It’s depressing when formerly pleasurable pursuits become hot-button political topics: Suddenly your normal trip for a burger and fries becomes a question of morality, life, and death. Are those French fries prepared in heart-healthy olive or canola oil? Is that beef humanely raised and slaughtered, and should I even eat beef when there’s a super-delicious veggie burger on the menu? Are the onion, lettuce, and tomato toppings locally sourced and certified organic? Are the pickles made “in house,” the mustard by grinding mustard seeds with a mortar and pestle?
It is all so exhausting. It makes me just want to stop eating altogether.
It was with this attitude that I went to an afternoon showing of Food Inc.
I was fully prepared to hate it, expecting another lecture from the food police, another horror story about fast food. I even entered the theater empty-handed — no popcorn or candy. I was ready to be grossed out.
To my surprise, I actually liked most of it. It had melodramatic moments, and the predictable “big business is bad” message became rather tiresome a half-hour into the movie, but there were — to use a popular Obamaism — some teachable moments in the movie and even a compelling political message too few have heard before: Farm subsidies create real problems for the average American eater.
Farm subsidies have been around for so long that only octogenarians have lived in a food subsidy–free America. The first subsidies — introduced by Pres. Franklin D. Roosevelt in the 1930s — were marketed to the American public as a “temporary solution” to help the collapsing farm industry. Some 70 years later, it appears the United States is still in the recovery phase.
Food Inc. boils the subsidy issue down to the basics: Farm subsidies artificially reduce the cost of some food — mainly manufactured and unhealthy snack foods — and create incentives for farmers to produce massive amounts of some commodities no single nation can possibly absorb.
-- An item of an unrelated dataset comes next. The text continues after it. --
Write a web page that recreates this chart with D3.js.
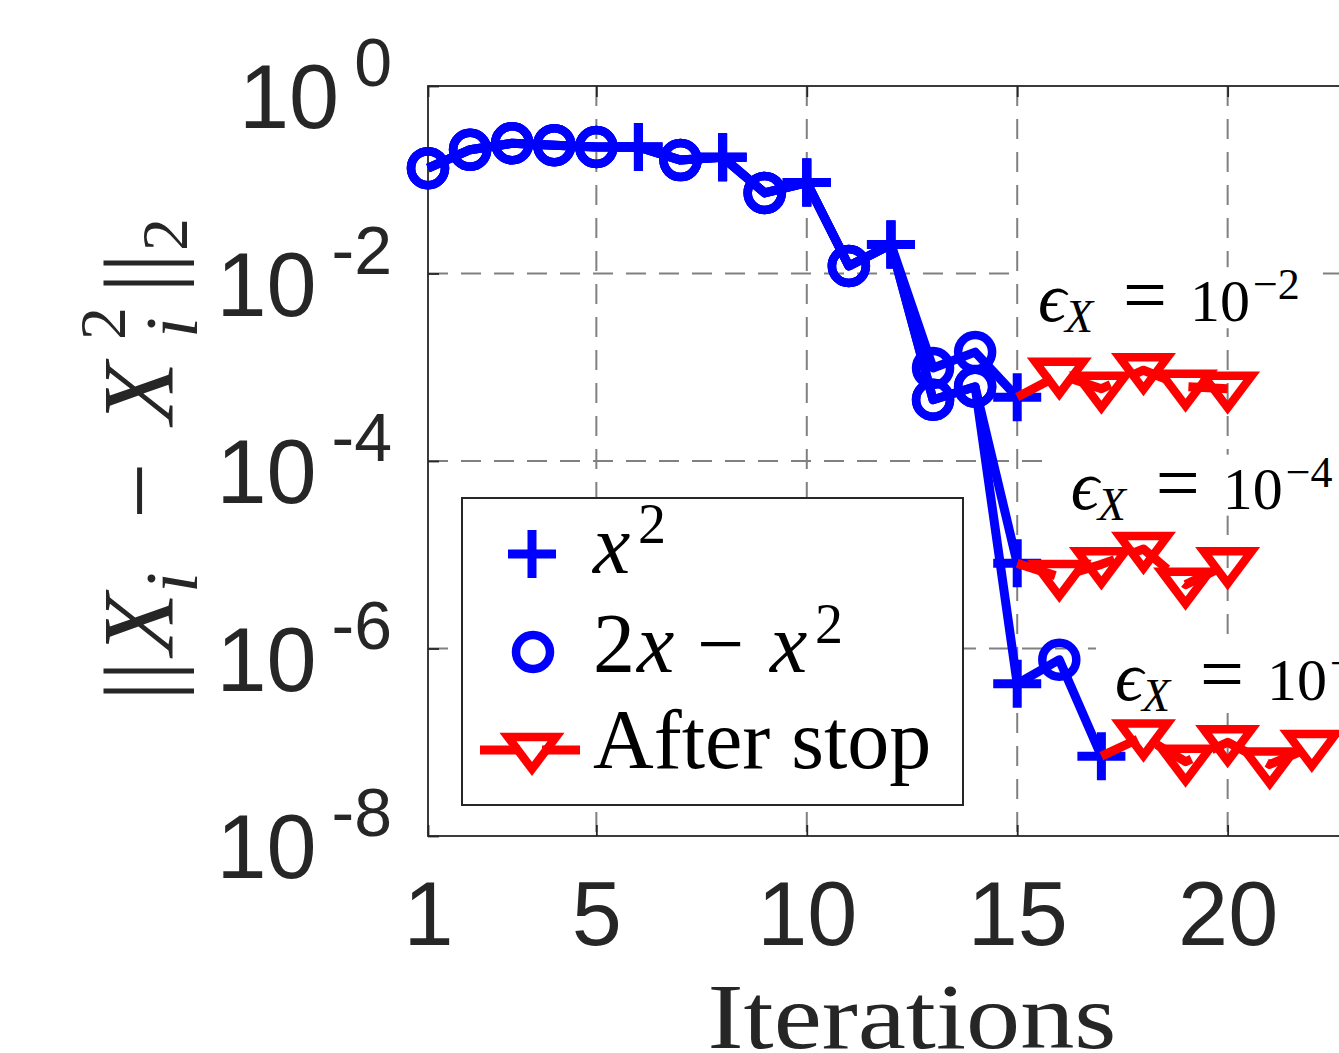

So, what happens? Well, as Food Inc. demonstrates with the help of an upbeat soundtrack and colorful pop-up images of ketchup bottles and batteries, people start getting pretty creative with how to put those commodities to use. Enter corn — lots of corn.
U.S. corn farmers are paid to produce more corn than people can eat normally. As a result of this overproduction, corn is everywhere. Corn derivatives can be found in nearly one-quarter of all the products in the grocery store — from peanut butter to Twinkies. And of course, corn subsidies led to the creation of a clear, liquid sweetener — HFCS, or high-fructose corn syrup.
It isn’t only corn subsidies making HFCS as popular as it is today, but also sugar tariffs. While the government reduces the price of corn, it simultaneously hikes the cost of sugar through a complex set of tariffs that make the price of cane and beet sugar more than three times the price of sugar in other nations. Food manufacturers naturally choose the lower-cost corn-based sweetener. Who can blame them?
But this toying around with prices comes with consequences, and Food Inc. connects the dots between farm subsidies and America’s growing health problems, such as obesity. A report by the Heritage Foundation examined this issue last year and came to the same conclusion:
There is a growing scientific consensus that HFCS likely contributes to the obesity and diabetes epidemics in America, both major contributors to the overall degradation of health in the U.S. The body metabolizes HFCS differently than cane- and beet-based sugars, leading to lower insulin production and an increase in triglyceride fats in the bloodstream (Bray, Nielsen and Popkin, 2004). Because of the lower cost associated with foods containing HFCS and hydrogenated soy-based oils (also a by-product of crop subsidies), this trend disproportionately affects low-income families and those trying to feed a family on a budget. While the real price of healthy fruits and vegetables increased by nearly 40 percent between 1985 and 2000, the price of an HFCS-rich soft drink decreased by 23 percent (Pollan, April 2007).